Efforts by the United States government to have Kim Dotcom put back behind bars have failed. Arguments that the Megaupload founder poses a flight risk ahead of his extradition battle next summer were rejected by the Auckland District Court and the entrepreneur walked away a free man.
After three days of hearings in Auckland, Kim Dotcom left court smiling today.
The recent appearances were triggered by new claims from United States authorities who want to extradite Dotcom to face charges of copyright infringement, money laundering and racketeering.
They alleged that the Megaupload founder had breached his bail conditions on numerous occasions since his arrest in early 2012 and should put back behind bars as a result.

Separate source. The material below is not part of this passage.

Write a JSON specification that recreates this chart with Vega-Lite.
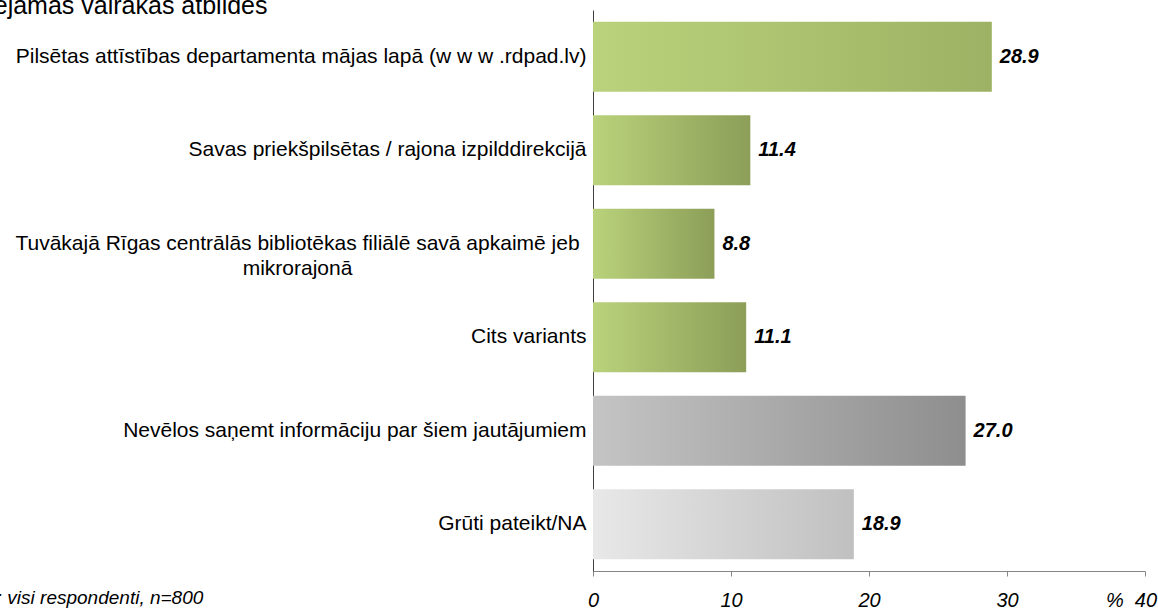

Relying on what appeared to be wiretap evidence from FBI Special Agent Rodney Hays, who did not appear in court, the Crown said that Dotcom had indirectly associated with Julius Bencko, a former Megaupload developer also named in the U.S. indictment.
During the hearing it was also put to Dotcom that with his knowledge, estranged wife, Mona, had attempted to sell a 2010 Rolls Royce Phantom, a $500,000 forfeitable asset.
Also of concern to the United States is Dotcom’s alleged wealth. Last week Dotcom admitted that since his arrest in 2012 he’d made $40m, but that had all been spent on a luxurious lifestyle and funding a $10m legal battle. The Crown argued that it could not be ruled out that Dotcom had money hidden away, a factor which elevated him as a flight risk.
Also under discussion was the exit of Dotcom’s legal team, which reportedly ditched him after learning that the money had run out. This would be a significant problem for Dotcom during next year’s extradition battle and could indicate that the Megaupload founder would flee rather than face extradition, the Crown argued.
But in the end, none of the arguments convinced the Auckland District Court to jail Dotcom today.
Judge Nevin Dawson said there was “no proof” that Dotcom had contacted former Megaupload staff, nor was there evidence to back up claims that he’d hidden money away to facilitate a pre-extradition escape from New Zealand.
However, Judge Dawson did recognize that the risk of Dotcom fleeing would increase as next year’s hearing nears so with that in mind he banned the entrepreneur from traveling by helicopter or sea, unless that transport is via a public service. Dotcom was also ordered to double up on his current once weekly visits to a police station.
Leaving the Court, a clearly relieved Dotcom told waiting reporters that he had been exonerated.
“The Court has found that i’ve not breached any of my bail conditions,” Dotcom said.
“I have been probably the most compliant and exemplary candidate and I am surprised, even though I’m going home right now, that my bail conditions have been tightened.”
Dotom said that the attempt to revoke his bail was timed by local and U.S. authorities to exploit his during a moment of weakness.
“I think this is another example of harassment and bullying by the United States government in concert with the New Zealand government,” he said.
“I think this whole application was only made because my lawyers decided to resign because of lack of funds on my part because Hollywood has seized the new family assets that have been earned after the raid. So the Crown and the U.S. government have used this opportunity in a weak moment to make up the bogus case for me having breached my bail conditions.”
Dotcom went further still, accusing the FBI’s Special Agent Rodney Hays of flat-out lying to the Court.
“I invite every member of the media to have a look at the Court file and see how an FBI agent lied in his declarations that I have attempted to sell a car, that I have attempted to get a refund for forfeitable assets, and that I have breached my bail conditions by being directly or indirectly in contact with one of my co-defendants,” Dotcom said.
“All these things have been proven to be wrong, and lies, and I invite everyone to have a look at this to understand the tactics of the U.S. government and to understand that the U.S. government can not be treated with candor and good faith in this case.
“The same thing that I’ve experienced in this bail hearing I’ve also experienced with the indictment, which is just as flawed and wrong and misleading and malicious as this bail proceeding was.”
Handing questions over to his lawyer Ron Mansfield, who Dotcom praised for doing an excellent job, the German smiled.
“I am now going home to play with my kids.”